WORK TO BE COMPLETED – The lines from the top of the material through the line with "const pumpkinseed = [0, 8, 2, 11];" are to be set down exactly. Leave the pictures out.

+-------+

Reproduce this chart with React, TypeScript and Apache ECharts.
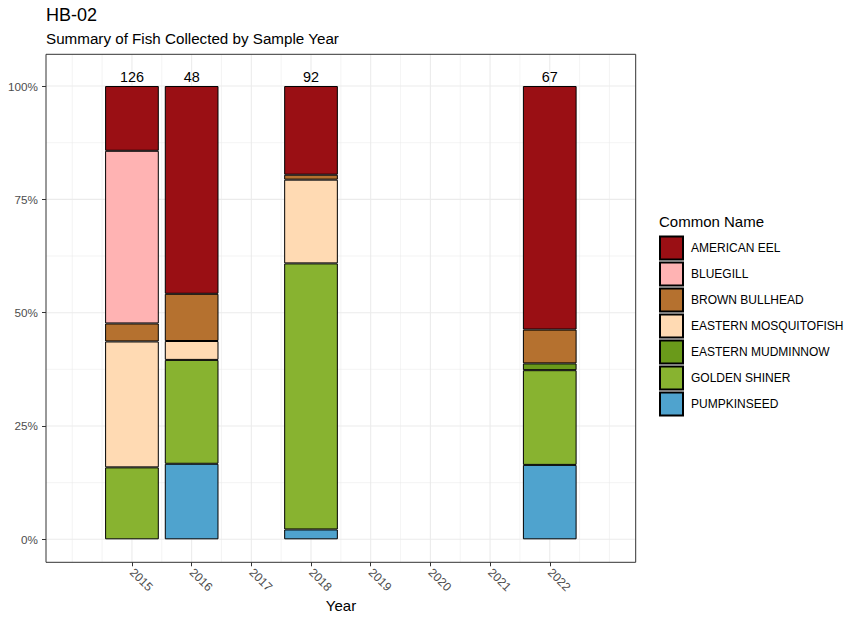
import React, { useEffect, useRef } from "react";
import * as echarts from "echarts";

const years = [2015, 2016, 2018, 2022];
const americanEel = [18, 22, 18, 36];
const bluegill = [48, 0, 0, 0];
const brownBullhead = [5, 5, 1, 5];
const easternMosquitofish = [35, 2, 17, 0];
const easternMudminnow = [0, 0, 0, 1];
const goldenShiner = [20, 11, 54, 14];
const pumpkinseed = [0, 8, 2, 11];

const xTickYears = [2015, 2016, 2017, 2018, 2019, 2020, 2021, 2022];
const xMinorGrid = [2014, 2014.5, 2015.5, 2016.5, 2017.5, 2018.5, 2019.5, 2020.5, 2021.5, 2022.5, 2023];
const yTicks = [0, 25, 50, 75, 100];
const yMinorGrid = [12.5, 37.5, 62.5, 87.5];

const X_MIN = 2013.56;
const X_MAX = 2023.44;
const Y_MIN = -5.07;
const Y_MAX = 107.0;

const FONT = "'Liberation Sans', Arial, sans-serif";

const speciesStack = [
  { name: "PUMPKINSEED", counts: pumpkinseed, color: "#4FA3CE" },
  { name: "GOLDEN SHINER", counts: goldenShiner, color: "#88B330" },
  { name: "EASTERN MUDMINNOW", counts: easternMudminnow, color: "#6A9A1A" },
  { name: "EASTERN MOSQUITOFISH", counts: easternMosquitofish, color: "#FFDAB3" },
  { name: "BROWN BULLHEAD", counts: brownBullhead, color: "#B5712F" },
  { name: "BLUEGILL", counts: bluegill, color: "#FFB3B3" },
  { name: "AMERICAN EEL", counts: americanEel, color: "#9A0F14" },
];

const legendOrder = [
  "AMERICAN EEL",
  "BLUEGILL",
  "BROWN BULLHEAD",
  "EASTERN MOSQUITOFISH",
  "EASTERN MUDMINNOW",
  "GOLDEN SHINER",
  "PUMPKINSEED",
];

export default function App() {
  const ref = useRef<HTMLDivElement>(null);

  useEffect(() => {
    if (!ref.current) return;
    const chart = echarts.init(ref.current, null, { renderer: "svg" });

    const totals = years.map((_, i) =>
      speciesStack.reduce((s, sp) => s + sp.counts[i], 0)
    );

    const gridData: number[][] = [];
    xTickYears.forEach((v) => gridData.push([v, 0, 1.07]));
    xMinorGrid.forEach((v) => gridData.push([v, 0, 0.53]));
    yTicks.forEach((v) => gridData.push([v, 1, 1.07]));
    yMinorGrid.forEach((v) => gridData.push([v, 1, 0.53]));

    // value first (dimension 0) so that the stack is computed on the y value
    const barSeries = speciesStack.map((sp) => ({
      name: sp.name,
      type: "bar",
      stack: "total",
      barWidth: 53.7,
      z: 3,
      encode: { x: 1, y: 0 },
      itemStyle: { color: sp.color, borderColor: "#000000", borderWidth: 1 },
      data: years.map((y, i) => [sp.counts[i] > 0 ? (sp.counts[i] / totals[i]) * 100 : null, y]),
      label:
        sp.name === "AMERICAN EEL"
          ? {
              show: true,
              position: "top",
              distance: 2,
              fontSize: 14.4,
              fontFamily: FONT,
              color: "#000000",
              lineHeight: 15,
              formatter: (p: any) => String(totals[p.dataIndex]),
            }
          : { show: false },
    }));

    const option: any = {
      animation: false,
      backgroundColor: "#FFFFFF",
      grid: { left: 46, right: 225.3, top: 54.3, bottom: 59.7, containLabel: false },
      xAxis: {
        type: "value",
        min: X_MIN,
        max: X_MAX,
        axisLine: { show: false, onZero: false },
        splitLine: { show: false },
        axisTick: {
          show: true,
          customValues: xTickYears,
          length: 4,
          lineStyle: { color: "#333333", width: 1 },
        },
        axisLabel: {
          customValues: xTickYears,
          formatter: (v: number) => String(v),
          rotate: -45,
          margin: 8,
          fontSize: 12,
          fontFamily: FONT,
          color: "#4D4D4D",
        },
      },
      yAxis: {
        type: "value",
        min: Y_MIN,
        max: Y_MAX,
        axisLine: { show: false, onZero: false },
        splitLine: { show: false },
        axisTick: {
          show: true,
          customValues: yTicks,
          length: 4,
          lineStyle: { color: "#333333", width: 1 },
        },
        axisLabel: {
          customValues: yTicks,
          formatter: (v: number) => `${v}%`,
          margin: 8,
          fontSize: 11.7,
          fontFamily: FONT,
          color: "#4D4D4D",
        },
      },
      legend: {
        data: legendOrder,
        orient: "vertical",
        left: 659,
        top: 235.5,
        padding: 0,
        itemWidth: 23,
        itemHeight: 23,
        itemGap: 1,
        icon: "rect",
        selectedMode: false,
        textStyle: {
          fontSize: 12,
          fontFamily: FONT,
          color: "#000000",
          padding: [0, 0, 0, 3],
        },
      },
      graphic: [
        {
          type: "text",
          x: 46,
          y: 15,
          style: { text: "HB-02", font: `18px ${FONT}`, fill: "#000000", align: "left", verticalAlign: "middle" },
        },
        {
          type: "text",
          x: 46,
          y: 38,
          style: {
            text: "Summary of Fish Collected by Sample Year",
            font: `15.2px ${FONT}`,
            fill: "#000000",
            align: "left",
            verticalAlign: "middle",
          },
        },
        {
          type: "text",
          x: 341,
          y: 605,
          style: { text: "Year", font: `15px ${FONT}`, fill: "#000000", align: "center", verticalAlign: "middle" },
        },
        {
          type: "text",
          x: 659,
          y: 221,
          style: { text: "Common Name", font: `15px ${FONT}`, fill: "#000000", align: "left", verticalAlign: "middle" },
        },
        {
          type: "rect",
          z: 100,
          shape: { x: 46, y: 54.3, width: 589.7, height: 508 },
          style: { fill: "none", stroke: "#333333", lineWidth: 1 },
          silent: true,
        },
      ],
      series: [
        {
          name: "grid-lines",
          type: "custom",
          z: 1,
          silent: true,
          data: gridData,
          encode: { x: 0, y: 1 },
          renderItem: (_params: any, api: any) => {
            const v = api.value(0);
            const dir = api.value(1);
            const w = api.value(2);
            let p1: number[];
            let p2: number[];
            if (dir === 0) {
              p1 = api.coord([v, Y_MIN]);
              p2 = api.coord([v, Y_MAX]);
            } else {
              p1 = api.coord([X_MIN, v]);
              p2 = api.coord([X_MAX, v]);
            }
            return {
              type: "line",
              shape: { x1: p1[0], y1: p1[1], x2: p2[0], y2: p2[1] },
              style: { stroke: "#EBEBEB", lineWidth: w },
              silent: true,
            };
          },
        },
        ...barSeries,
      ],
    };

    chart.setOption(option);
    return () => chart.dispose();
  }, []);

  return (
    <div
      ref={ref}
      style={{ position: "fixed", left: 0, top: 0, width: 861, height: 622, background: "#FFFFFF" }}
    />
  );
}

+-------+

RESULT OF THE EXERCISE –
Reproduce this chart with React, TypeScript and Apache ECharts.
import React, { useEffect, useRef } from "react";
import * as echarts from "echarts";

const years = [2015, 2016, 2018, 2022];
const americanEel = [18, 22, 18, 36];
const bluegill = [48, 0, 0, 0];
const brownBullhead = [5, 5, 1, 5];
const easternMosquitofish = [35, 2, 17, 0];
const easternMudminnow = [0, 0, 0, 1];
const goldenShiner = [20, 11, 54, 14];
const pumpkinseed = [0, 8, 2, 11];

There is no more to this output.